Quantum Field Theory, which is the mathematical formalism behind particle physics, dictates that when we scatter two electrons off of each other they have certain probabilities of coming out at different angles. To get these probabilities we have to do a calculation which, unfortunately, is impossible to do analytically. What we usually do when confronted with such a situation is to do a series expansion: break the complicated expression up into an infinite sum of simpler terms and hope that by evaluating only some of them we get a good approximation to the probability for the process at hand. (You can take a look at the Wikipedia articles for anomalous magnetic moment to see just how well this idea worked.)

What Feynman and others did was to realize that each of the terms in the series could be represented with a little picture that we now call a Feynman diagram. The Feynman rules for a particular theory tell us how to convert the diagram into a mathematical expression that is more or less straightforward to evaluate. This is a very handy tool, because it's much easier to just draw lots of diagrams than to remember the complicated formulas off the top of your head.

In a way, when we draw Feynman diagrams we imagine that whatever process we're studying can take place through the exchange of one or more "virtual particles". But we shouldn't attach too much reality to this idea. First off, and this is the meat of your question, they don't represent the trajectories of particles because the particles do not have well defined trajectories. They are quantum objects, and in some sense they take every possible path, and these paths all contribute equally to the probability amplitude. (This is at the heart of the Feynman path integral.) So the answer to your question is that the particles aren't everywhere at the same time, because while the vertical axis sort of represents time, the horizontal axis does not represent space. This is related to the fact that the particles being interchanged are virtual: they can have any mass, move at any speed, and in general break lots of laws of physics. The reason they can do that, of course, is that they don't really exist.

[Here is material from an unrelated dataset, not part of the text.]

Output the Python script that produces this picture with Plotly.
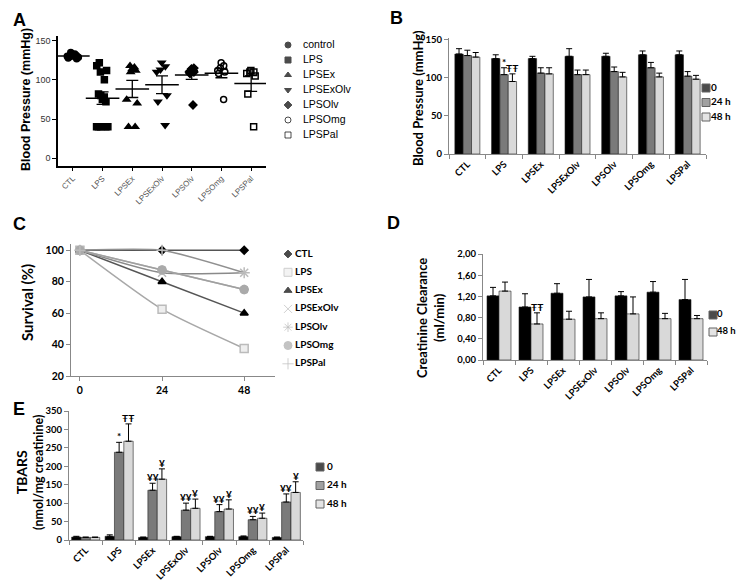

There is another reason Feynman diagrams shouldn't be taken literally, which is this: even if each diagram was indeed a picture of what's really happening, how come there are infintely many of them? When two electrons scatter off of each other the main contribution is from one-photon exchange, but there's also diagrams with lots of photons exchanged at different places, diagrams with particle-antiparticle pairs being created and destroyed, and so on. To get the full probability we need to sum all of them, so we can't really claim that something definite is going on there.